> Stated exercise: Copy the lines holding the word "this", all of them.

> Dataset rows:
======

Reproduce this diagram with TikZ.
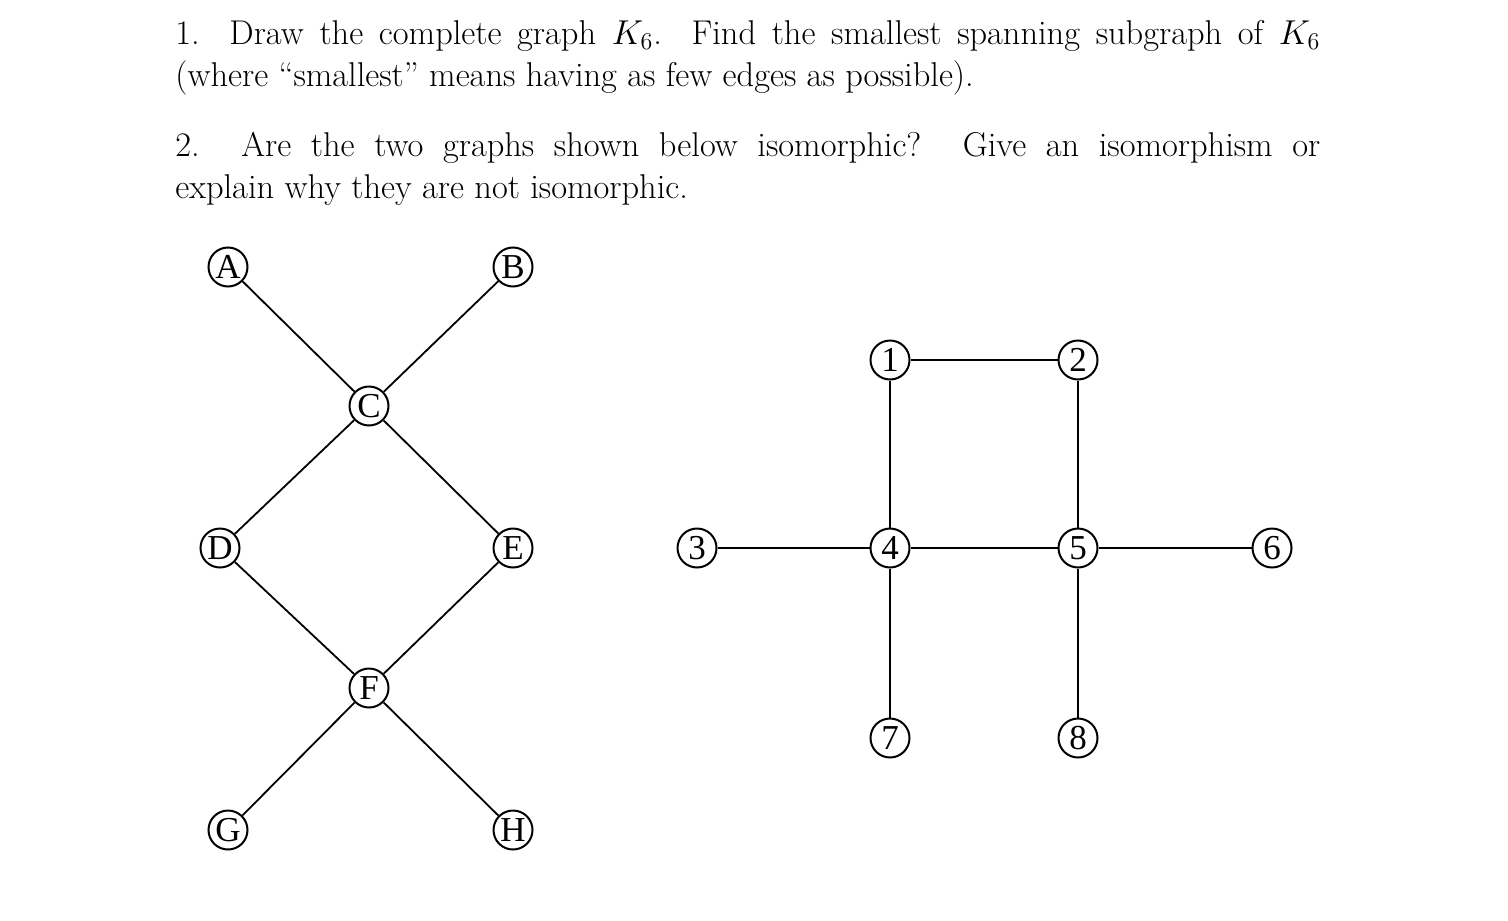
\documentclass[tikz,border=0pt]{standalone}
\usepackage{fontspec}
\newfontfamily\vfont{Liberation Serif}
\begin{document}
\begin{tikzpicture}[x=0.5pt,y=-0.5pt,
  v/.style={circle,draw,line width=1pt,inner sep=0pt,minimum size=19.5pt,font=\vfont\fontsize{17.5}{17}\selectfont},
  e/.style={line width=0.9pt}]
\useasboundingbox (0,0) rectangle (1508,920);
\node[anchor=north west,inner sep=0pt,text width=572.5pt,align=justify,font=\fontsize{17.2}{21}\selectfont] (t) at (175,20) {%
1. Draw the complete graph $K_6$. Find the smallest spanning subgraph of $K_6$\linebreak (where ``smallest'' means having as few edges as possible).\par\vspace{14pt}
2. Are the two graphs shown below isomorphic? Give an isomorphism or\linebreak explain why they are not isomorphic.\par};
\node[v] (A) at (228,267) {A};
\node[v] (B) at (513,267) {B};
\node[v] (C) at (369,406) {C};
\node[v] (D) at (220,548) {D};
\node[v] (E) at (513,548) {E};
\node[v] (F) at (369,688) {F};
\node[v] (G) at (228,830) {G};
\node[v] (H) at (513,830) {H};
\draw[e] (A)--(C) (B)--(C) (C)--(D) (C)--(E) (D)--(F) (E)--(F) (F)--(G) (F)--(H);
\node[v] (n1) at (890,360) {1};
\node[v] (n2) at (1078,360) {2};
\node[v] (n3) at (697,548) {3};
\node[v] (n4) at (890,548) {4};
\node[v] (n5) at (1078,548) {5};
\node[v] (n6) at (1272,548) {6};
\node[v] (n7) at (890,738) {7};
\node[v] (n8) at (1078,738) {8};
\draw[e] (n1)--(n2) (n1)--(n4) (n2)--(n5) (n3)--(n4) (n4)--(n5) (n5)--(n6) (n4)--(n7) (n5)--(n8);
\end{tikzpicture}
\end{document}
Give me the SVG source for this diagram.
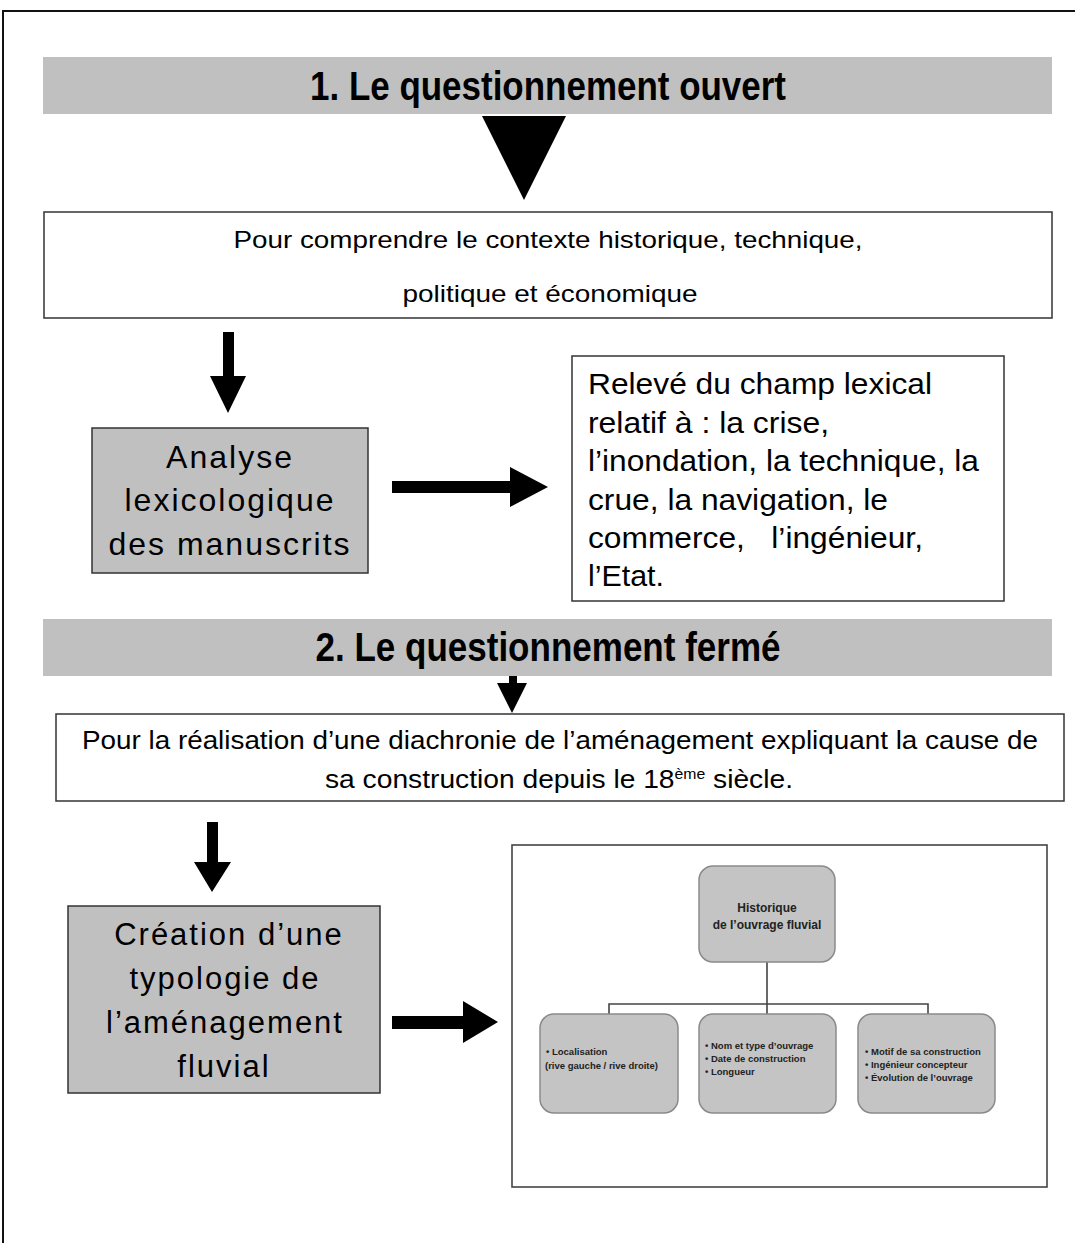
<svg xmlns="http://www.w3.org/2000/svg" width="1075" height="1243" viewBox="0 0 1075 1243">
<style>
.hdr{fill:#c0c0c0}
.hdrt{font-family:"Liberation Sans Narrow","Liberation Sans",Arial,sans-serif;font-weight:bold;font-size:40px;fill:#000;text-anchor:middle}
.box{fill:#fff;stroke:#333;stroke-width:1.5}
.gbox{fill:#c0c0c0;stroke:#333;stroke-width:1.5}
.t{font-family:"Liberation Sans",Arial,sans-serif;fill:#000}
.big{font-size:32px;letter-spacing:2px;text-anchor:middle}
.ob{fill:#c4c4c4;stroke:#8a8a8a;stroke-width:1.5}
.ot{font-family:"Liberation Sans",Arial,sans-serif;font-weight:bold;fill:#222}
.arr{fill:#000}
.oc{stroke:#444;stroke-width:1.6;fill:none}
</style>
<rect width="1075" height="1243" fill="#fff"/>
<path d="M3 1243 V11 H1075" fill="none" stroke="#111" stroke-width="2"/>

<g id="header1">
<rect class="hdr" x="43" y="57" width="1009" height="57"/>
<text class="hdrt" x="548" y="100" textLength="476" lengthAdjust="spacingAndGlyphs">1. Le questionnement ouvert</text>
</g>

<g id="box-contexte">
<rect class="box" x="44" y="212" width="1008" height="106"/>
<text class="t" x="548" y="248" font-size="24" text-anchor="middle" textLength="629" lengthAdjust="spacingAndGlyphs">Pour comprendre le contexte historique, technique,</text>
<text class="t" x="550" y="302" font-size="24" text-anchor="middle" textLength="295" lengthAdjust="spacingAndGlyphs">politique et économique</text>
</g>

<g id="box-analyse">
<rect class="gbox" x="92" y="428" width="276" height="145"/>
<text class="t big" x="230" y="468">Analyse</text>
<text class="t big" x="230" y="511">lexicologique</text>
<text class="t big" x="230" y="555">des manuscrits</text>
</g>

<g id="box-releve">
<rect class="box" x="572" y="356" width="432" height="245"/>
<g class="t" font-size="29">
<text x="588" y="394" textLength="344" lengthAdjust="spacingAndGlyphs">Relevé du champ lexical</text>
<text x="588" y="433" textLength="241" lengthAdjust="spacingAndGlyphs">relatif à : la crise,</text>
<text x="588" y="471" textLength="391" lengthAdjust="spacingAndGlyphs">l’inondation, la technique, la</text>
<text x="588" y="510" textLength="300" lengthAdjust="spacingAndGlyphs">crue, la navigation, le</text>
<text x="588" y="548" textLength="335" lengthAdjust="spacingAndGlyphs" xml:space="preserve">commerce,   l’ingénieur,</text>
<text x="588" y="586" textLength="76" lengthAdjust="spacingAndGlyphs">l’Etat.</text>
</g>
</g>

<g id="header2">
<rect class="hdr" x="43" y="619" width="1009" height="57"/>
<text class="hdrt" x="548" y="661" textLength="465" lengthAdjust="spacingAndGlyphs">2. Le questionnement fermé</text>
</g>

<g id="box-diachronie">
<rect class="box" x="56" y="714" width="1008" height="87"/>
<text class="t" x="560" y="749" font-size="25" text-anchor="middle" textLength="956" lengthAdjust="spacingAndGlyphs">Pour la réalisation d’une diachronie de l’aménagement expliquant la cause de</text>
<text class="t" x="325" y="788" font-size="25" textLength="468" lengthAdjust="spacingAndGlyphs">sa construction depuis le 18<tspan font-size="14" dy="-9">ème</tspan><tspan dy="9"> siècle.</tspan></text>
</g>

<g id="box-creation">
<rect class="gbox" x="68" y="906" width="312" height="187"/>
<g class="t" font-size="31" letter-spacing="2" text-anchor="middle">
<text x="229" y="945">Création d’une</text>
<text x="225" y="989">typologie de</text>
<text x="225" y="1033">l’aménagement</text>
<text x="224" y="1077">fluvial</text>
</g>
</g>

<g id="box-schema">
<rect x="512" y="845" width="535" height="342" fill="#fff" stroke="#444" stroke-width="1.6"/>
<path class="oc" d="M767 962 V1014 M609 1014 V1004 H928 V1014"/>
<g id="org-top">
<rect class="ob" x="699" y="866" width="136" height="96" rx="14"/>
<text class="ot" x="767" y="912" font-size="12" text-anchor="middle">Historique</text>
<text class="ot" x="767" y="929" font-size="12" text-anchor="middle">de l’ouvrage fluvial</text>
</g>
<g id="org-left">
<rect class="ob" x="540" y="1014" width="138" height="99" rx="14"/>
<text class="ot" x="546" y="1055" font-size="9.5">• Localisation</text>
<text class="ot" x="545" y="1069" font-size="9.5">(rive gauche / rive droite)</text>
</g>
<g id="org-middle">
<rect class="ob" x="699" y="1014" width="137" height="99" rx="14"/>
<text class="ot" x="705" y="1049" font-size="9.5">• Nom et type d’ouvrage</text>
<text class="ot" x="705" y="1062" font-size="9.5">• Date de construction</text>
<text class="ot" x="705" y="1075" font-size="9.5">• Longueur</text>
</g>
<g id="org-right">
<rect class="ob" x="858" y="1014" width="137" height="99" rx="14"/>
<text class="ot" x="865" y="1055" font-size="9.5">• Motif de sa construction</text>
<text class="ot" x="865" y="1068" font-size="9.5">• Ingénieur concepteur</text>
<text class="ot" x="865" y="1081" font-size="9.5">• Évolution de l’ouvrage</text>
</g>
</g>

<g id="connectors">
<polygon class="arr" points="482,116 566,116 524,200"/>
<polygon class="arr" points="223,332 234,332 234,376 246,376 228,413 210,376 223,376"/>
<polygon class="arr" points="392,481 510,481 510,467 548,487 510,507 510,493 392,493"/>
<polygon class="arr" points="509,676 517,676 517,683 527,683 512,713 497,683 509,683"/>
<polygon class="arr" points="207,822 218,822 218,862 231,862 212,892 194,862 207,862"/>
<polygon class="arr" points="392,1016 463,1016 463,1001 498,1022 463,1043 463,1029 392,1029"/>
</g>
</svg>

======

> Written answer:
Reproduce this diagram with TikZ.
Give me the SVG source for this diagram.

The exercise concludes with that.